The Ministry of Health, Labor and Welfare confirmed 4,555 homeless people nationwide in 2019. Those who had work earned an average monthly income of 38,000 yen in 2016.
“If a homeless person secures a residence even after April 27, we will provide the money,” a representative of the internal affairs ministry said.
But that can prove difficult.
Tenohasi, a support organization based in Tokyo’s Ikebukuro district for 17 years, has received many inquiries regarding the cash handouts from people who have lost their jobs during the health crisis.
“There are many people who are unable to secure a residence,” Kenji Seino, secretary-general of the group, said. “I understand it is to prevent a fraud, but those who really need the 100,000 yen are absent from a list.”
The internal affairs ministry has started handing out the 100,000-yen payments to about 800 people who do not have a family registration because their births were not registered.
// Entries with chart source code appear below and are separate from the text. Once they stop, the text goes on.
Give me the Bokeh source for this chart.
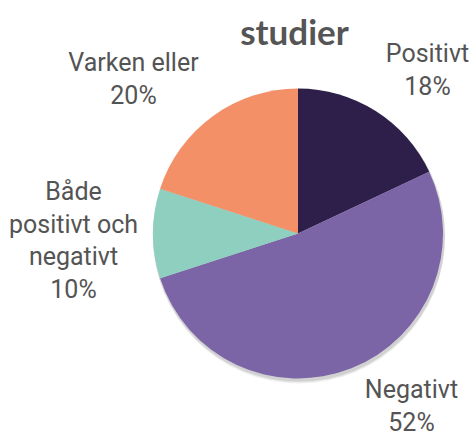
import numpy as np
from bokeh.plotting import figure
from bokeh.models import Range1d, ColumnDataSource
from bokeh.core.properties import value
from bokeh.embed import file_html
from bokeh.resources import INLINE

# ---- data ----
title = "studier"
categories = ["Positivt", "Negativt", "Både positivt och negativt", "Varken eller"]
label_lines = [["Positivt"], ["Negativt"], ["Både", "positivt och", "negativt"], ["Varken eller"]]
percent = [18, 52, 10, 20]
colors = ["#2d1f49", "#7c65a7", "#8ecfbf", "#f39068"]

# ---- layout (screen coords of picture) ----
W, H = 471, 436
cx, cy, R = 297.5, 233.0, 145.0
label_pos = [(427, 53), (411, 389), (73, 191), (133, 62)]  # first-line centers
line_gap = 32.5

def sy(y):
    return H - y

p = figure(width=W, height=H, output_backend="svg", toolbar_location=None,
           x_range=Range1d(0, W), y_range=Range1d(0, H),
           min_border=0)
p.axis.visible = False
p.grid.visible = False
p.outline_line_color = None
p.background_fill_color = "white"
p.border_fill_color = "white"

vals = np.array(percent, dtype=float)
frac = vals / vals.sum()
ang = frac * 2 * np.pi
start = np.pi / 2 - np.concatenate([[0], np.cumsum(ang)[:-1]])
end = start - ang

# soft shadow
for off, a in [(4, 0.06), (3, 0.08), (2, 0.10)]:
    p.circle(x=[cx + 1], y=[sy(cy) - off], radius=R + 1, fill_color="#333333",
             fill_alpha=a, line_color=None)

src = ColumnDataSource(dict(start=start, end=end, color=colors, cat=categories))
p.wedge(x=cx, y=sy(cy), radius=R, start_angle="start", end_angle="end",
        direction="clock", fill_color="color", line_color=None, source=src)

# labels
xs, ys, texts = [], [], []
for (lx, ly), lines, pc in zip(label_pos, label_lines, percent):
    allines = lines + [f"{pc}%"]
    for k, t in enumerate(allines):
        xs.append(lx)
        ys.append(sy(ly + k * line_gap))
        texts.append(t)
p.text(x=xs, y=ys, text=texts, text_font=value("Roboto"), text_font_size="25px",
       text_color="#545454", text_align="center", text_baseline="middle")

p.text(x=[294], y=[sy(30)], text=[title], text_font=value("Lato"), text_font_style="bold",
       text_font_size="35px", text_color="#555555", text_align="center", text_baseline="middle")

open("out.html", "w").write(file_html(p, INLINE))
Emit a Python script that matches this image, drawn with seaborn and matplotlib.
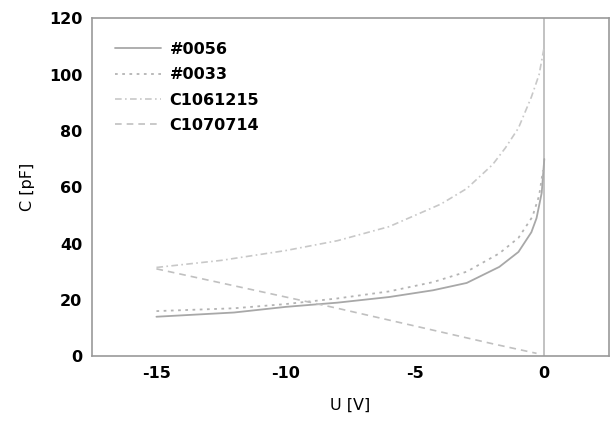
import numpy as np
import pandas as pd
import matplotlib
matplotlib.use("Agg")
import matplotlib.pyplot as plt
import seaborn as sns

sns.set_style("white")
plt.rcParams['font.family'] = ['DejaVu Sans']
plt.rcParams['font.weight'] = 'bold'
plt.rcParams['axes.unicode_minus'] = False
plt.rcParams['text.color'] = 'black'
plt.rcParams['axes.labelcolor'] = 'black'
plt.rcParams['xtick.color'] = 'black'
plt.rcParams['ytick.color'] = 'black'

# C-V curves
u_0056 = [-15, -12, -10, -8, -6, -4.3, -3, -1.74, -1, -0.5, -0.3, -0.1, 0]
c_0056 = [14, 15.5, 17.5, 19, 21, 23.4, 26, 31.7, 37, 44, 49, 58, 70]

u_0033 = [-15, -12, -10, -8, -6, -4.3, -3, -1.74, -1, -0.46, -0.2, -0.05]
c_0033 = [16, 17, 18.5, 20.5, 23, 26.3, 30, 36.5, 42, 49.5, 57, 66]

u_1061215 = [-15, -12.5, -10, -8, -6, -5, -4, -3, -2, -1.5, -1, -0.5, -0.2, 0]
c_1061215 = [31.5, 34, 37.5, 41, 46, 50, 54, 59.5, 68, 74, 81, 92, 100, 110]

u_1070714 = [-15, -12, -10, -8, -6, -4, -2, -1, -0.3]
c_1070714 = [31, 25, 21, 17, 12.8, 8.6, 4.4, 2.4, 1.0]

labels = ["#0056", "#0033", "C1061215", "C1070714"]

fig = plt.figure(figsize=(6.12, 4.23), dpi=100)
ax = fig.add_axes([0.150, 0.158, 0.845, 0.799])

ax.axvline(0, color='#b8b8b8', linewidth=1.2, zorder=1)

sns.lineplot(x=u_0056, y=c_0056, ax=ax, color='#a8a8a8', linewidth=1.3, label=labels[0])
sns.lineplot(x=u_0033, y=c_0033, ax=ax, color='#b4b4b4', linewidth=1.3, linestyle=(0, (1.5, 2.5)), label=labels[1])
sns.lineplot(x=u_1061215, y=c_1061215, ax=ax, color='#c8c8c8', linewidth=1.2, linestyle=(0, (4, 2, 1, 2)), label=labels[2])
sns.lineplot(x=u_1070714, y=c_1070714, ax=ax, color='#c0c0c0', linewidth=1.2, linestyle=(0, (4, 3)), label=labels[3])

ax.set_xlim(-17.5, 2.5)
ax.set_ylim(0, 120)
ax.set_xticks([-15, -10, -5, 0])
ax.set_yticks([0, 20, 40, 60, 80, 100, 120])
ax.tick_params(axis='both', labelsize=11.5, length=3, color='#aaaaaa', direction='in', pad=7)
ax.set_xlabel("U [V]", fontsize=11.5, fontweight='normal', labelpad=12)
ax.set_ylabel("C [pF]", fontsize=11.5, fontweight='normal', labelpad=10)
for s in ax.spines.values():
    s.set_color('#999999')
    s.set_linewidth(1.2)

leg = ax.legend(loc='upper left', frameon=False, fontsize=11.5, handlelength=2.9,
                handletextpad=0.5, labelspacing=0.65,
                bbox_to_anchor=(0.045, 0.93), borderaxespad=0.0, borderpad=0.0)

fig.savefig("out.png", dpi=100)
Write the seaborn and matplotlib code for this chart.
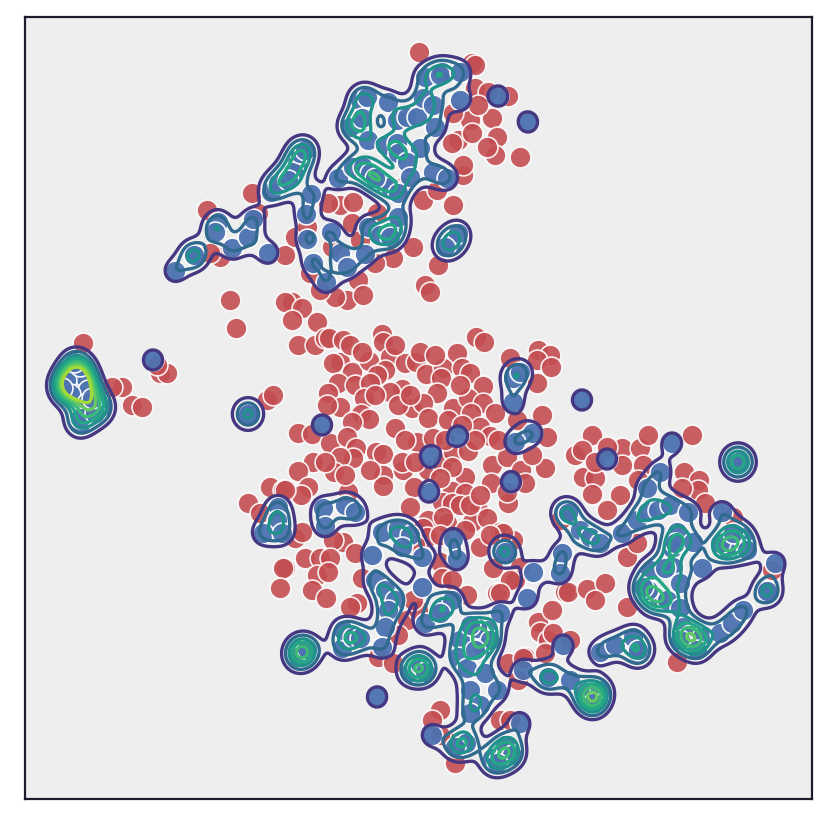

They had asked local legal affairs bureaus and government offices for support.
A Nara-based nonprofit organization that supports people without a family registration has helped two such residents receive the money.
“There are many more people who don’t have a family registration,” said Mayumi Ichikawa, 52, who heads the organization. “Their existence may remain unknown to any administration, and they won’t be able to receive the money.”
SUPPORT GROUPS TRY TO HELP
Asylum seekers and foreign nationals on provisional release status are also ineligible for the relief money. They do not have a residence status in Japan even though they have lived in the country for a while.
Abbas, a 33-year-old man who came from Iran three years ago, is one of them.
He said he fled Iran to escape persecution for joining an anti-establishment demonstration. His hearing on his application for refugee status in Japan is pending.
The central government does not grant work permits to foreign nationals without a residence status in Japan.
Abbas has depended on Sinapis Archdiocese of Osaka, a Catholic support group in Osaka, for food and a place to live.
He said he developed a high fever in April, and after 10 agonizing days, he took a polymerase chain reaction (PCR) test for COVID-19. The results were negative.
“I thought I was going to die. It was scary,” he said.
The group is run by a Catholic church, but the church was closed for three months until the end of May, meaning that donations to the group stopped.
Atsuko Matsuura, the 56-year-old secretary-general of the group, said it has been difficult to provide sufficient support to the 10 households that depend on it.
Tokyo-based Solidarity Network with Migrants Japan has decided to provide 30,000 yen per person to foreign nationals who are ineligible for the government’s 100,000-yen payout program.
The group has collected 10 million yen in donations and handed out the money to 330 people starting from May.
“The government’s cash relief does not reach people who are poor and needy,” said Sachi Takaya, a representative of the group and an associate professor at Osaka University. “Some of them haven’t been able to return to their countries because of the virus. Their rights of existence have been ignored.”